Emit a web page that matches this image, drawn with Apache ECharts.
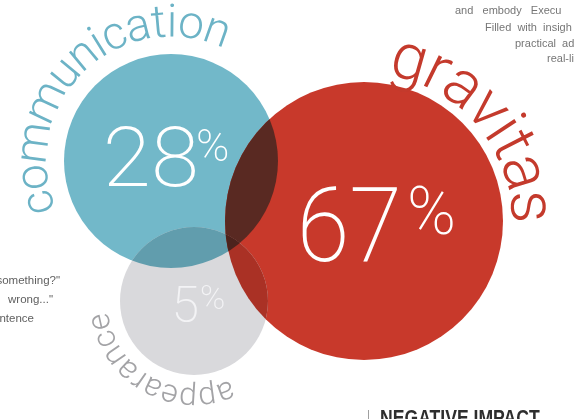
<!DOCTYPE html>
<html>
<head>
<meta charset="utf-8">
<script src="https://cdn.jsdelivr.net/npm/echarts@6/dist/echarts.min.js"></script>
<style>
html,body{margin:0;padding:0;background:#fff;}
#c{width:577px;height:419px;}
</style>
</head>
<body>
<div id="c"></div>
<script>
// ---- data ----
const circleNames = ['communication', 'gravitas', 'appearance'];
const circleShares = [28, 67, 5];

// ---- layout (in the hidden pixel-unit value axes) ----
const centerX = [171, 364, 194];
const centerY = [161, 221, 301];
const radius = [107, 139, 74];
const fillColors = ['#72b8c9', '#c8392b', '#d9d9dc'];
const arcTextColors = ['#6cb3c6', '#c43a2c', '#a3a3a6'];
const arcMidRadius = [136, 164, 95];
const arcStartDeg = [197.5, 74.2, -70.8];
const arcEndDeg = [70.5, 5.0, -167.4];
const arcFontSize = [46, 64, 32];
const numFontSize = [84, 104, 50];
const numScaleX = [1.04, 0.92, 1];
const numRightOff = [28, 38, 5];
const numMidOff = [4, 14, 8];
const pctFontSize = [45, 66, 34];
const pctLeftOff = [25, 43, 6];
const pctMidOff = [-11, -4, -1];
const numColors = ['#ffffff', '#ffffff', '#f3f3f5'];
// overlap sets (indices into the circle arrays, -1 = none)
const overlapSets = [[0, 1, -1], [0, 2, -1], [1, 2, -1], [0, 1, 2]];

const FONT = 'Roboto, "Open Sans", sans-serif';
const WEIGHT = 300;
const NUM_WEIGHT = 200;

const measureCtx = document.createElement('canvas').getContext('2d');
function charWidths(str, size) {
  measureCtx.font = WEIGHT + ' ' + size + 'px ' + FONT;
  return Array.from(str).map(ch => measureCtx.measureText(ch).width);
}
function hexToRgb(h) {
  return [parseInt(h.substr(1, 2), 16), parseInt(h.substr(3, 2), 16), parseInt(h.substr(5, 2), 16)];
}
function multiplyColors(list) {
  let acc = [255, 255, 255];
  list.forEach(c => {
    const rgb = hexToRgb(c);
    acc = acc.map((v, k) => v * rgb[k] / 255);
  });
  return 'rgb(' + acc.map(Math.round).join(',') + ')';
}

const circleData = circleNames.map((n, i) => [centerX[i], centerY[i], radius[i], circleShares[i], i]);

const chart = echarts.init(document.getElementById('c'), null, {renderer: 'canvas'});

function circleShape(api, k) {
  const c = api.coord([centerX[k], centerY[k]]);
  return {cx: c[0], cy: c[1], r: api.size([radius[k], 0])[0]};
}

chart.setOption({
  backgroundColor: '#ffffff',
  animation: false,
  grid: {left: 0, right: 0, top: 0, bottom: 0},
  xAxis: {type: 'value', min: 0, max: 577, show: false},
  yAxis: {type: 'value', min: 0, max: 419, inverse: true, show: false},
  series: [
    {
      type: 'custom',
      silent: true,
      data: circleData,
      z: 2,
      renderItem: function (params, api) {
        const i = api.value(4);
        const c = api.coord([api.value(0), api.value(1)]);
        const r = api.size([api.value(2), 0])[0];
        return {
          type: 'circle',
          shape: {cx: c[0], cy: c[1], r: r},
          style: {fill: fillColors[i]}
        };
      }
    },
    {
      type: 'custom',
      silent: true,
      data: overlapSets,
      z: 3,
      renderItem: function (params, api) {
        const idx = [api.value(0), api.value(1), api.value(2)].filter(v => v >= 0);
        const fill = multiplyColors(idx.map(k => fillColors[k]));
        let el = {
          type: 'circle',
          shape: circleShape(api, idx[0]),
          style: {fill: fill},
          clipPath: {type: 'circle', shape: circleShape(api, idx[1])}
        };
        if (idx.length > 2) {
          el = {type: 'group', children: [el], clipPath: {type: 'circle', shape: circleShape(api, idx[2])}};
        }
        return el;
      }
    },
    {
      type: 'custom',
      silent: true,
      data: circleData,
      z: 5,
      renderItem: function (params, api) {
        const i = api.value(4);
        const c = api.coord([api.value(0), api.value(1)]);
        return {
          type: 'group',
          children: [
            {
              type: 'text', x: c[0] + numRightOff[i], y: c[1] + numMidOff[i], scaleX: numScaleX[i],
              style: {text: String(api.value(3)), fill: numColors[i], fontSize: numFontSize[i],
                fontFamily: FONT, fontWeight: NUM_WEIGHT, align: 'right', verticalAlign: 'middle'}
            },
            {
              type: 'text', x: c[0] + pctLeftOff[i], y: c[1] + pctMidOff[i],
              style: {text: '%', fill: numColors[i], fontSize: pctFontSize[i],
                fontFamily: FONT, fontWeight: NUM_WEIGHT, align: 'left', verticalAlign: 'middle'}
            }
          ]
        };
      }
    },
    {
      type: 'custom',
      silent: true,
      data: circleData,
      z: 6,
      renderItem: function (params, api) {
        const i = api.value(4);
        const c = api.coord([api.value(0), api.value(1)]);
        const text = circleNames[i];
        const fs = arcFontSize[i];
        const ws = charWidths(text, fs);
        const chars = Array.from(text);
        const n = chars.length;
        const Rm = api.size([arcMidRadius[i], 0])[0];
        const a0 = arcStartDeg[i] * Math.PI / 180;
        const a1 = arcEndDeg[i] * Math.PI / 180;
        const L = (a0 - a1) * Rm;
        let natural = ws[0] / 2 + ws[n - 1] / 2;
        for (let k = 1; k < n - 1; k++) natural += ws[k];
        const gap = (L - natural) / (n - 1);
        let s = 0;
        const children = [];
        for (let k = 0; k < n; k++) {
          if (k > 0) s += ws[k - 1] / 2 + gap + ws[k] / 2;
          const th = a0 - s / Rm;
          children.push({
            type: 'text',
            x: c[0] + Rm * Math.cos(th),
            y: c[1] - Rm * Math.sin(th),
            rotation: th - Math.PI / 2,
            style: {text: chars[k], fill: arcTextColors[i], fontSize: fs, fontFamily: FONT,
              fontWeight: WEIGHT, align: 'center', verticalAlign: 'middle'}
          });
        }
        return {type: 'group', children: children};
      }
    }
  ],
  graphic: [
    {type: 'text', x: 455, y: 11, silent: true, style: {text: 'and   embody   Execu', fill: '#767676', fontSize: 11, fontFamily: 'Liberation Sans, sans-serif', verticalAlign: 'middle'}},
    {type: 'text', x: 485, y: 27.5, silent: true, style: {text: 'Filled  with  insigh', fill: '#767676', fontSize: 11, fontFamily: 'Liberation Sans, sans-serif', verticalAlign: 'middle'}},
    {type: 'text', x: 515, y: 43.5, silent: true, style: {text: 'practical  ad', fill: '#767676', fontSize: 11, fontFamily: 'Liberation Sans, sans-serif', verticalAlign: 'middle'}},
    {type: 'text', x: 547, y: 59, silent: true, style: {text: 'real-li', fill: '#767676', fontSize: 11, fontFamily: 'Liberation Sans, sans-serif', verticalAlign: 'middle'}},
    {type: 'text', x: 60, y: 281, silent: true, style: {text: 'something?"', fill: '#606060', fontSize: 11.5, fontFamily: 'Liberation Sans, sans-serif', align: 'right', verticalAlign: 'middle'}},
    {type: 'text', x: 53, y: 300, silent: true, style: {text: 'wrong..."', fill: '#606060', fontSize: 11.5, fontFamily: 'Liberation Sans, sans-serif', align: 'right', verticalAlign: 'middle'}},
    {type: 'text', x: 34, y: 319, silent: true, style: {text: 'sentence', fill: '#606060', fontSize: 11.5, fontFamily: 'Liberation Sans, sans-serif', align: 'right', verticalAlign: 'middle'}},
    {type: 'rect', silent: true, shape: {x: 368, y: 410, width: 1, height: 12}, style: {fill: '#a0a0a0'}},
    {type: 'text', x: 380, y: 408, scaleX: 0.8, silent: true, style: {text: 'NEGATIVE IMPACT', fill: '#2e2e2e', fontSize: 22, fontWeight: 'bold', fontFamily: '"Liberation Sans Narrow", "Liberation Sans", sans-serif', verticalAlign: 'top'}}
  ]
});
</script>
</body>
</html>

● **Stated exercise**:
Write out each line of the listing above, exactly, from its first line to the line holding "const circleShares = [28, 67, 5];", inclusive. Skip the pictures.

● **Solved problem**:
Emit a web page that matches this image, drawn with Apache ECharts.
<!DOCTYPE html>
<html>
<head>
<meta charset="utf-8">
<script src="https://cdn.jsdelivr.net/npm/echarts@6/dist/echarts.min.js"></script>
<style>
html,body{margin:0;padding:0;background:#fff;}
#c{width:577px;height:419px;}
</style>
</head>
<body>
<div id="c"></div>
<script>
// ---- data ----
const circleNames = ['communication', 'gravitas', 'appearance'];
const circleShares = [28, 67, 5];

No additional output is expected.